British journalist Ellis Bacon has compiled an interesting, year-by-year look the Tour’s evolution, from 1903 to the present day. In a nutshell, Mapping le Tour: The unofficial history of all 100 Tour de France races is an uncomplicated look at cycling’s biggest event. Unsurprisingly for a tome attempting to cram so much history between two covers, it might not be as in-depth as some fans might crave, but its panoramic approach to the La Grande Boucle makes for a great coffee table book, a quick reference or as an introduction to the event.
Each edition is surmised excellently by Bacon—who is succinct throughout without being boring or repetitive—and illustrated by a road map of the year’s route.
With every parcours illustrated in such detail, it’s interesting to track the development of the three-week extravaganza. The early years of the race saw it cover a fairly understandable loop, a tour of the country in the truest sense. Obviously, things have developed since then and the more modern maps zig-zag without rhyme or reason in search of fresh challenges and, whisper it, eager towns with some money to spend.
The chronology is interspersed with some great photography, and along with the maps this makes for a great flick. Everyone from Maurice Garin, the Tour’s first champion to Bradley Wiggins is captured in action, with Gino Bartali, Fausto Coppi, Eddy Merckx and Bernard Hinault in between. It’s the kind of book that can be easily delved into at any point, simply picked up and opened on a random page or consulted with a particular incident in mind.
Bacon covers this year’s edition in detail, and also provides some commentary on 20 of the Tour’s most iconic locations. It’s a good way to get to grips with the race’s history, which is often daunting, and to be introduced to France’s most famous peaks, from the Cols of the Pyrenees to the epic summits of the Alps.

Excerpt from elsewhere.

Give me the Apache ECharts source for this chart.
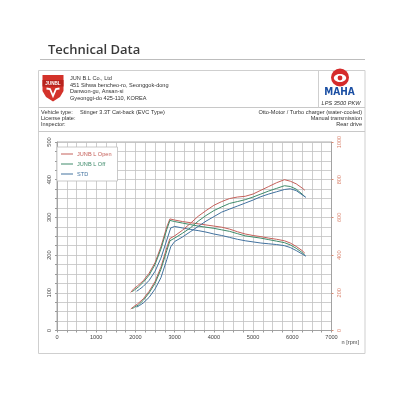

The book’s only real weakness is in how it deals with the event’s shady past. Aside from the Armstrong years and the Festina affair of 1998—both too obvious to be ignored—doping gets little more than a cursory mention, and the controversies that have dogged the event for decades are largely brushed over. Smiling victory shots of notorious offenders like Jan Ullrich and Bjarne Riis will leave an unsavoury taste in a lot of mouths, but the book is clearly meant to celebrate rather than denigrate the Tour, so perhaps expecting a detailed break-down of two decades of cheating is unreasonable.
It’s amazing to think that France have not produced a winner of their own grand tour since 1985, but their appetite for the race has never waned because the event itself is the real star. This book conveys that fact perfectly, and while Bacon won’t win any awards for a creative approach to history, it doesn’t make his timeline of the Tour any less interesting. It’s an uncomplicated idea, executed well, and will entertain any sports fan for hours on end.